Written task> Your task is to retype, word for word, the lines from the start of the data through the line holding "const pct = (v: number)". Do not include the pictures.

Stored data>
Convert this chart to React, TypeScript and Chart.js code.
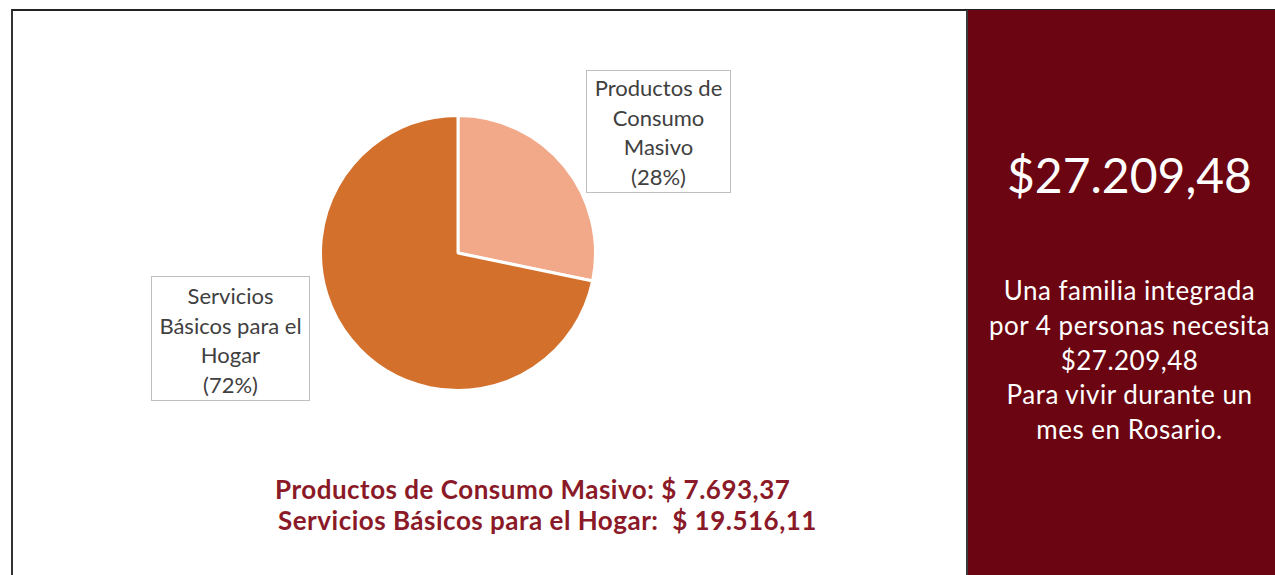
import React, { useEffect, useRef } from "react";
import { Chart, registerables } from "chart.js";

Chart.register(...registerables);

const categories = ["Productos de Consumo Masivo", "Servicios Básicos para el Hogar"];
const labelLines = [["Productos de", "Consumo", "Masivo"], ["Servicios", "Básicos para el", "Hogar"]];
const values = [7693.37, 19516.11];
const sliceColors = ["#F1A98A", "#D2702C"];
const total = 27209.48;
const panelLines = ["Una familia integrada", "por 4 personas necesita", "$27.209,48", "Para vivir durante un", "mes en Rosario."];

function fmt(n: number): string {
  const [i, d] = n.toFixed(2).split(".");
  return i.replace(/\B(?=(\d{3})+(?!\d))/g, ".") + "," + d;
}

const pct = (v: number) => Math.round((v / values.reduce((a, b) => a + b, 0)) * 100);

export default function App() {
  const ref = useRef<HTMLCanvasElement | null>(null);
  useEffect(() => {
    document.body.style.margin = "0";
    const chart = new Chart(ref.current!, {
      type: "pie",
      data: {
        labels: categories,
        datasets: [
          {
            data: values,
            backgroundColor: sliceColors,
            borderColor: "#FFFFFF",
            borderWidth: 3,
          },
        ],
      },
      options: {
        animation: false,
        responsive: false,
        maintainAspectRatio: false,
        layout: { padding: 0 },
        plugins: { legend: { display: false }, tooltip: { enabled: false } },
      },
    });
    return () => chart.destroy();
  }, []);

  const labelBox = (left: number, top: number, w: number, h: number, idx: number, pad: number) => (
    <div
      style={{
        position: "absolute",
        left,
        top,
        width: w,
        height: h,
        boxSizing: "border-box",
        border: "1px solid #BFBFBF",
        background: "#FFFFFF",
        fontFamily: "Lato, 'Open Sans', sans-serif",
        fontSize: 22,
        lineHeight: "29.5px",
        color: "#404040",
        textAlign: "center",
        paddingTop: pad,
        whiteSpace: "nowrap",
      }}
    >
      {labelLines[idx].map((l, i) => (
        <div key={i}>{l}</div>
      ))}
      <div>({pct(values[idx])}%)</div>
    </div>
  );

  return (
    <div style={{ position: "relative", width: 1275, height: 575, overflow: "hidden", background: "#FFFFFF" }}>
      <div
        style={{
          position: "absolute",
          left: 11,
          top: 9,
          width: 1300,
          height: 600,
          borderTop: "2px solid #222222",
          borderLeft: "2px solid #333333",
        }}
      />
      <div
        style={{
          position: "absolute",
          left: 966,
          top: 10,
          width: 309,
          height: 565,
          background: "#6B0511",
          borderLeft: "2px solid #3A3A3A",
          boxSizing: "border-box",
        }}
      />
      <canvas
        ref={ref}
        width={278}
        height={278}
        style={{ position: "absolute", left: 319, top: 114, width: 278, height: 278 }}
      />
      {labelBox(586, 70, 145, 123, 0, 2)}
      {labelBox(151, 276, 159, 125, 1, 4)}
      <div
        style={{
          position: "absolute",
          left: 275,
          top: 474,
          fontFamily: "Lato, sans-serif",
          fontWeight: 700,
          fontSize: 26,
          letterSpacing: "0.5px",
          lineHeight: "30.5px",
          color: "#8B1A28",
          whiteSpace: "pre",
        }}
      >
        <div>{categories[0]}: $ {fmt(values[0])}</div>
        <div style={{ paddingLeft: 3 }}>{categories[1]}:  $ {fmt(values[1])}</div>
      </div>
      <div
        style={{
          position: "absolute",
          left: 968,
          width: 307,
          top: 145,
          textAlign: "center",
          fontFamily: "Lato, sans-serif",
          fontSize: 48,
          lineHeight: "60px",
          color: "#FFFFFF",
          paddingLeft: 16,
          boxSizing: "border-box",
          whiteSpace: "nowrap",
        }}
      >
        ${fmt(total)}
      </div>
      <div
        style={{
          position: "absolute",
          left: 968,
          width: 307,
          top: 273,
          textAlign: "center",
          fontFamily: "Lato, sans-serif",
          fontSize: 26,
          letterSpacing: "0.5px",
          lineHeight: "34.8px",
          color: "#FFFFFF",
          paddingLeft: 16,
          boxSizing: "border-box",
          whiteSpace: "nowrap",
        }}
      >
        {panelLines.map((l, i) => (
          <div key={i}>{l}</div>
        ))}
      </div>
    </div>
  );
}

Answer to this exercise>
Convert this chart to React, TypeScript and Chart.js code.
import React, { useEffect, useRef } from "react";
import { Chart, registerables } from "chart.js";

Chart.register(...registerables);

const categories = ["Productos de Consumo Masivo", "Servicios Básicos para el Hogar"];
const labelLines = [["Productos de", "Consumo", "Masivo"], ["Servicios", "Básicos para el", "Hogar"]];
const values = [7693.37, 19516.11];
const sliceColors = ["#F1A98A", "#D2702C"];
const total = 27209.48;
const panelLines = ["Una familia integrada", "por 4 personas necesita", "$27.209,48", "Para vivir durante un", "mes en Rosario."];

function fmt(n: number): string {
  const [i, d] = n.toFixed(2).split(".");
  return i.replace(/\B(?=(\d{3})+(?!\d))/g, ".") + "," + d;
}

const pct = (v: number) => Math.round((v / values.reduce((a, b) => a + b, 0)) * 100);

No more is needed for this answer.